→ **Information shown**:
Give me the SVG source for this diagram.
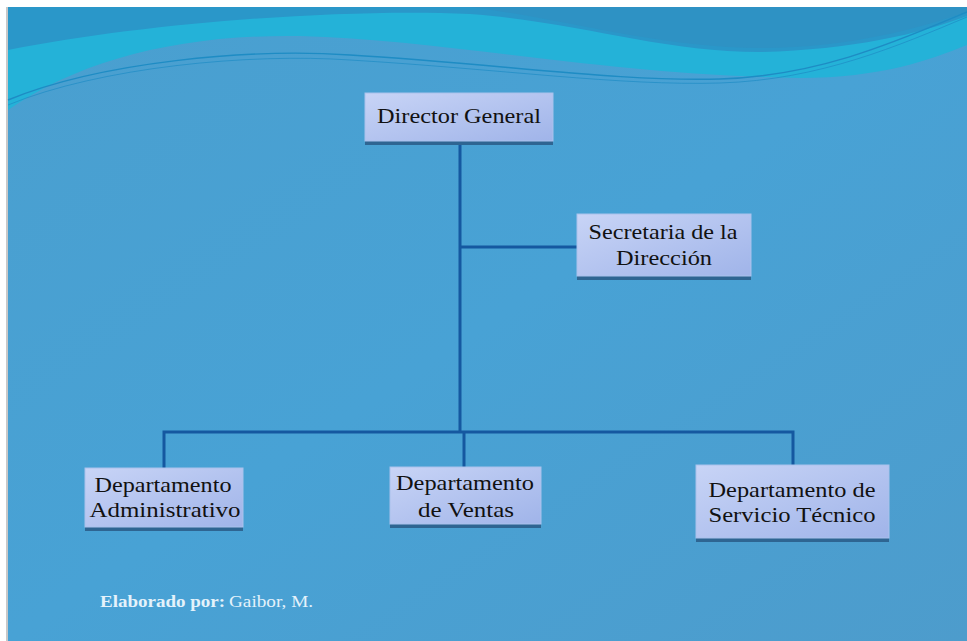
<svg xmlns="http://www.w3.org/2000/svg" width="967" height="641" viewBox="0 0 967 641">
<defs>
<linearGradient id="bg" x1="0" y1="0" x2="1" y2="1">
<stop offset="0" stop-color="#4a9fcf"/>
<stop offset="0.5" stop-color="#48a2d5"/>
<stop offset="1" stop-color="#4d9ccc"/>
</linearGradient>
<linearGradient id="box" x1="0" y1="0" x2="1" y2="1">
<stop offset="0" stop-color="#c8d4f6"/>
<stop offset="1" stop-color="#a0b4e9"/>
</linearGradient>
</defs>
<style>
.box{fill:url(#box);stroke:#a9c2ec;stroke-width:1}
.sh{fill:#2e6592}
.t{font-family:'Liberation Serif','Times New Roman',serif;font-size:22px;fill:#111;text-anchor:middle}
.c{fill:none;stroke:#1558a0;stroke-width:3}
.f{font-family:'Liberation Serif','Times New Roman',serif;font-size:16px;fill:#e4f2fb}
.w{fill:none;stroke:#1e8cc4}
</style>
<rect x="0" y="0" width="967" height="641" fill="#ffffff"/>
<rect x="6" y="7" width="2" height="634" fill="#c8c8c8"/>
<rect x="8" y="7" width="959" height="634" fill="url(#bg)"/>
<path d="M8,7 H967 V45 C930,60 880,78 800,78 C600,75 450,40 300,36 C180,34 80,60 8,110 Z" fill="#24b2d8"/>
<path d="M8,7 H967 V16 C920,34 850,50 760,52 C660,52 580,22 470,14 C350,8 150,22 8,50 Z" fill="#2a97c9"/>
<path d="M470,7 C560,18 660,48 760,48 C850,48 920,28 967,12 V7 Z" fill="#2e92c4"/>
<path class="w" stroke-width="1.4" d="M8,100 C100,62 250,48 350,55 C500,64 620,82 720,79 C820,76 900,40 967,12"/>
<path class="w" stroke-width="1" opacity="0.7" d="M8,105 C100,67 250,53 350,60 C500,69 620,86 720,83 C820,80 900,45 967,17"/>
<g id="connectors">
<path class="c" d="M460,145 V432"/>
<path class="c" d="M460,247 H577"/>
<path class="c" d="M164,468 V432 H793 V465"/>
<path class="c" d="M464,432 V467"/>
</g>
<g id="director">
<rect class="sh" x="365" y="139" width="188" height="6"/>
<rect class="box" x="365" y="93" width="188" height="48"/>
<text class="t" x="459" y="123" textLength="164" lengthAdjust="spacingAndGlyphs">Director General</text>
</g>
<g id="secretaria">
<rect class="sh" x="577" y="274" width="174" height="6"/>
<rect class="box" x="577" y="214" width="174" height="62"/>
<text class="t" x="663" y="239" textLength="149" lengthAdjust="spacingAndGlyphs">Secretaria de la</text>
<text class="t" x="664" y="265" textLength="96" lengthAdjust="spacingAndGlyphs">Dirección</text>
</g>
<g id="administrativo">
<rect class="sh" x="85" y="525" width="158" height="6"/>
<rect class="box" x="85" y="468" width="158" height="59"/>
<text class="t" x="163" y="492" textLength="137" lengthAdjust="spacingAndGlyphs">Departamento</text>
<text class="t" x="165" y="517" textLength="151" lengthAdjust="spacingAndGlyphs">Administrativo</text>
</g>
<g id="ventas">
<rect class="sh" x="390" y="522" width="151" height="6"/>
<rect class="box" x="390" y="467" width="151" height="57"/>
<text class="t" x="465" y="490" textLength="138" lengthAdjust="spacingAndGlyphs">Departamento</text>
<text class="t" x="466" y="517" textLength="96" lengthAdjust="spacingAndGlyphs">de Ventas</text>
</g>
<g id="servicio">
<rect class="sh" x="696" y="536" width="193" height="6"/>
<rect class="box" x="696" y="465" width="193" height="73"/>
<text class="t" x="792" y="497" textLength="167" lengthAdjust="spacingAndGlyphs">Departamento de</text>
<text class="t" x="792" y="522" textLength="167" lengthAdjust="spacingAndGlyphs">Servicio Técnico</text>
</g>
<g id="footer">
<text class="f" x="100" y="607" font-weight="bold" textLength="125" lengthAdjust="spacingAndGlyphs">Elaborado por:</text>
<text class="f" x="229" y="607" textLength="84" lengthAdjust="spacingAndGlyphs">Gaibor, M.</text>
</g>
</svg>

→ **Task prompt**: Using the data above, print every line exactly, omitting pictures.

→ **Complete output**:
Give me the SVG source for this diagram.
<svg xmlns="http://www.w3.org/2000/svg" width="967" height="641" viewBox="0 0 967 641">
<defs>
<linearGradient id="bg" x1="0" y1="0" x2="1" y2="1">
<stop offset="0" stop-color="#4a9fcf"/>
<stop offset="0.5" stop-color="#48a2d5"/>
<stop offset="1" stop-color="#4d9ccc"/>
</linearGradient>
<linearGradient id="box" x1="0" y1="0" x2="1" y2="1">
<stop offset="0" stop-color="#c8d4f6"/>
<stop offset="1" stop-color="#a0b4e9"/>
</linearGradient>
</defs>
<style>
.box{fill:url(#box);stroke:#a9c2ec;stroke-width:1}
.sh{fill:#2e6592}
.t{font-family:'Liberation Serif','Times New Roman',serif;font-size:22px;fill:#111;text-anchor:middle}
.c{fill:none;stroke:#1558a0;stroke-width:3}
.f{font-family:'Liberation Serif','Times New Roman',serif;font-size:16px;fill:#e4f2fb}
.w{fill:none;stroke:#1e8cc4}
</style>
<rect x="0" y="0" width="967" height="641" fill="#ffffff"/>
<rect x="6" y="7" width="2" height="634" fill="#c8c8c8"/>
<rect x="8" y="7" width="959" height="634" fill="url(#bg)"/>
<path d="M8,7 H967 V45 C930,60 880,78 800,78 C600,75 450,40 300,36 C180,34 80,60 8,110 Z" fill="#24b2d8"/>
<path d="M8,7 H967 V16 C920,34 850,50 760,52 C660,52 580,22 470,14 C350,8 150,22 8,50 Z" fill="#2a97c9"/>
<path d="M470,7 C560,18 660,48 760,48 C850,48 920,28 967,12 V7 Z" fill="#2e92c4"/>
<path class="w" stroke-width="1.4" d="M8,100 C100,62 250,48 350,55 C500,64 620,82 720,79 C820,76 900,40 967,12"/>
<path class="w" stroke-width="1" opacity="0.7" d="M8,105 C100,67 250,53 350,60 C500,69 620,86 720,83 C820,80 900,45 967,17"/>
<g id="connectors">
<path class="c" d="M460,145 V432"/>
<path class="c" d="M460,247 H577"/>
<path class="c" d="M164,468 V432 H793 V465"/>
<path class="c" d="M464,432 V467"/>
</g>
<g id="director">
<rect class="sh" x="365" y="139" width="188" height="6"/>
<rect class="box" x="365" y="93" width="188" height="48"/>
<text class="t" x="459" y="123" textLength="164" lengthAdjust="spacingAndGlyphs">Director General</text>
</g>
<g id="secretaria">
<rect class="sh" x="577" y="274" width="174" height="6"/>
<rect class="box" x="577" y="214" width="174" height="62"/>
<text class="t" x="663" y="239" textLength="149" lengthAdjust="spacingAndGlyphs">Secretaria de la</text>
<text class="t" x="664" y="265" textLength="96" lengthAdjust="spacingAndGlyphs">Dirección</text>
</g>
<g id="administrativo">
<rect class="sh" x="85" y="525" width="158" height="6"/>
<rect class="box" x="85" y="468" width="158" height="59"/>
<text class="t" x="163" y="492" textLength="137" lengthAdjust="spacingAndGlyphs">Departamento</text>
<text class="t" x="165" y="517" textLength="151" lengthAdjust="spacingAndGlyphs">Administrativo</text>
</g>
<g id="ventas">
<rect class="sh" x="390" y="522" width="151" height="6"/>
<rect class="box" x="390" y="467" width="151" height="57"/>
<text class="t" x="465" y="490" textLength="138" lengthAdjust="spacingAndGlyphs">Departamento</text>
<text class="t" x="466" y="517" textLength="96" lengthAdjust="spacingAndGlyphs">de Ventas</text>
</g>
<g id="servicio">
<rect class="sh" x="696" y="536" width="193" height="6"/>
<rect class="box" x="696" y="465" width="193" height="73"/>
<text class="t" x="792" y="497" textLength="167" lengthAdjust="spacingAndGlyphs">Departamento de</text>
<text class="t" x="792" y="522" textLength="167" lengthAdjust="spacingAndGlyphs">Servicio Técnico</text>
</g>
<g id="footer">
<text class="f" x="100" y="607" font-weight="bold" textLength="125" lengthAdjust="spacingAndGlyphs">Elaborado por:</text>
<text class="f" x="229" y="607" textLength="84" lengthAdjust="spacingAndGlyphs">Gaibor, M.</text>
</g>
</svg>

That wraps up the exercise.